======== Dataset section

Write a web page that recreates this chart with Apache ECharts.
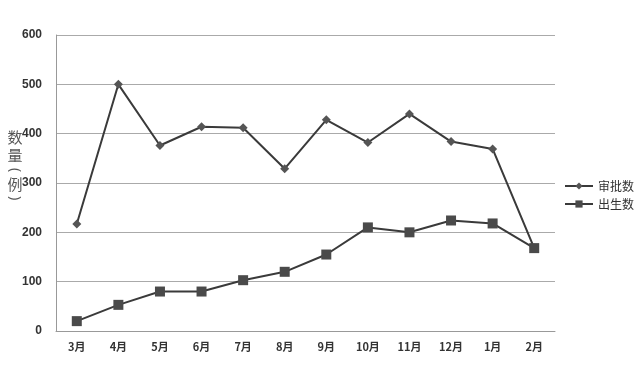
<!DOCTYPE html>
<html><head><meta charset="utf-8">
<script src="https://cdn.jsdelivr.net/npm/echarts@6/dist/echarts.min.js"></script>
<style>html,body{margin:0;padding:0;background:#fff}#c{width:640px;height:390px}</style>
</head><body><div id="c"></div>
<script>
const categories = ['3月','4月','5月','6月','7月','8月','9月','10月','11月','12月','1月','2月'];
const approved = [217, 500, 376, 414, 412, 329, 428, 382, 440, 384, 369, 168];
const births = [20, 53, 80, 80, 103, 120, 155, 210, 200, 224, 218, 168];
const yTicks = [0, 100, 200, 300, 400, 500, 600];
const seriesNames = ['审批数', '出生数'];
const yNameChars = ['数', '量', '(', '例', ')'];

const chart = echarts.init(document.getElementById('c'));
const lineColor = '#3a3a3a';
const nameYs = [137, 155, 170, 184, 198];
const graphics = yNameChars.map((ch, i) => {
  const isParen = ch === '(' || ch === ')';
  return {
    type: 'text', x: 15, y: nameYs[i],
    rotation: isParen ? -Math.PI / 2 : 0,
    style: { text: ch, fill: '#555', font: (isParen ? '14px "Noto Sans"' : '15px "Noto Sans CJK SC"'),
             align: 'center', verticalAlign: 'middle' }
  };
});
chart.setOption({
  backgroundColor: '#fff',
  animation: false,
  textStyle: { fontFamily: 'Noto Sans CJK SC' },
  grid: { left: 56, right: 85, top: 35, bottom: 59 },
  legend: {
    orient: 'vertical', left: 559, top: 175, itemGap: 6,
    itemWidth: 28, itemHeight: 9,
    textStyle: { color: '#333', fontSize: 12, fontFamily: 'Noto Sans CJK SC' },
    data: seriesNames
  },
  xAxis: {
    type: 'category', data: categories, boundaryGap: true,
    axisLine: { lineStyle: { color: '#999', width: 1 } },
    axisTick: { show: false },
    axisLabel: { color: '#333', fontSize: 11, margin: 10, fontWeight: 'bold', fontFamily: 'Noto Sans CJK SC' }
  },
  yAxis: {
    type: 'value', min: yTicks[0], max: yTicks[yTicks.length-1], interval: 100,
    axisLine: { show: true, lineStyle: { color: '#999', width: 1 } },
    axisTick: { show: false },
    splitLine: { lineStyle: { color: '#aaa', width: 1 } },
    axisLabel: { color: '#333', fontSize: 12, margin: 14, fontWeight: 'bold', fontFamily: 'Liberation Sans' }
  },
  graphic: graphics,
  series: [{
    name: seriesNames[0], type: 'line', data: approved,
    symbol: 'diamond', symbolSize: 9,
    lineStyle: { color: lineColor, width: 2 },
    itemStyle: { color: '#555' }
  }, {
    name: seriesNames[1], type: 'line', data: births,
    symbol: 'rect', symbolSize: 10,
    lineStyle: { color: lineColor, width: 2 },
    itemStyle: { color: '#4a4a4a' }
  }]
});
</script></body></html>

================

Without the pictures, retype the whole of the material above exactly.

Write a web page that recreates this chart with Apache ECharts.
<!DOCTYPE html>
<html><head><meta charset="utf-8">
<script src="https://cdn.jsdelivr.net/npm/echarts@6/dist/echarts.min.js"></script>
<style>html,body{margin:0;padding:0;background:#fff}#c{width:640px;height:390px}</style>
</head><body><div id="c"></div>
<script>
const categories = ['3月','4月','5月','6月','7月','8月','9月','10月','11月','12月','1月','2月'];
const approved = [217, 500, 376, 414, 412, 329, 428, 382, 440, 384, 369, 168];
const births = [20, 53, 80, 80, 103, 120, 155, 210, 200, 224, 218, 168];
const yTicks = [0, 100, 200, 300, 400, 500, 600];
const seriesNames = ['审批数', '出生数'];
const yNameChars = ['数', '量', '(', '例', ')'];

const chart = echarts.init(document.getElementById('c'));
const lineColor = '#3a3a3a';
const nameYs = [137, 155, 170, 184, 198];
const graphics = yNameChars.map((ch, i) => {
  const isParen = ch === '(' || ch === ')';
  return {
    type: 'text', x: 15, y: nameYs[i],
    rotation: isParen ? -Math.PI / 2 : 0,
    style: { text: ch, fill: '#555', font: (isParen ? '14px "Noto Sans"' : '15px "Noto Sans CJK SC"'),
             align: 'center', verticalAlign: 'middle' }
  };
});
chart.setOption({
  backgroundColor: '#fff',
  animation: false,
  textStyle: { fontFamily: 'Noto Sans CJK SC' },
  grid: { left: 56, right: 85, top: 35, bottom: 59 },
  legend: {
    orient: 'vertical', left: 559, top: 175, itemGap: 6,
    itemWidth: 28, itemHeight: 9,
    textStyle: { color: '#333', fontSize: 12, fontFamily: 'Noto Sans CJK SC' },
    data: seriesNames
  },
  xAxis: {
    type: 'category', data: categories, boundaryGap: true,
    axisLine: { lineStyle: { color: '#999', width: 1 } },
    axisTick: { show: false },
    axisLabel: { color: '#333', fontSize: 11, margin: 10, fontWeight: 'bold', fontFamily: 'Noto Sans CJK SC' }
  },
  yAxis: {
    type: 'value', min: yTicks[0], max: yTicks[yTicks.length-1], interval: 100,
    axisLine: { show: true, lineStyle: { color: '#999', width: 1 } },
    axisTick: { show: false },
    splitLine: { lineStyle: { color: '#aaa', width: 1 } },
    axisLabel: { color: '#333', fontSize: 12, margin: 14, fontWeight: 'bold', fontFamily: 'Liberation Sans' }
  },
  graphic: graphics,
  series: [{
    name: seriesNames[0], type: 'line', data: approved,
    symbol: 'diamond', symbolSize: 9,
    lineStyle: { color: lineColor, width: 2 },
    itemStyle: { color: '#555' }
  }, {
    name: seriesNames[1], type: 'line', data: births,
    symbol: 'rect', symbolSize: 10,
    lineStyle: { color: lineColor, width: 2 },
    itemStyle: { color: '#4a4a4a' }
  }]
});
</script></body></html>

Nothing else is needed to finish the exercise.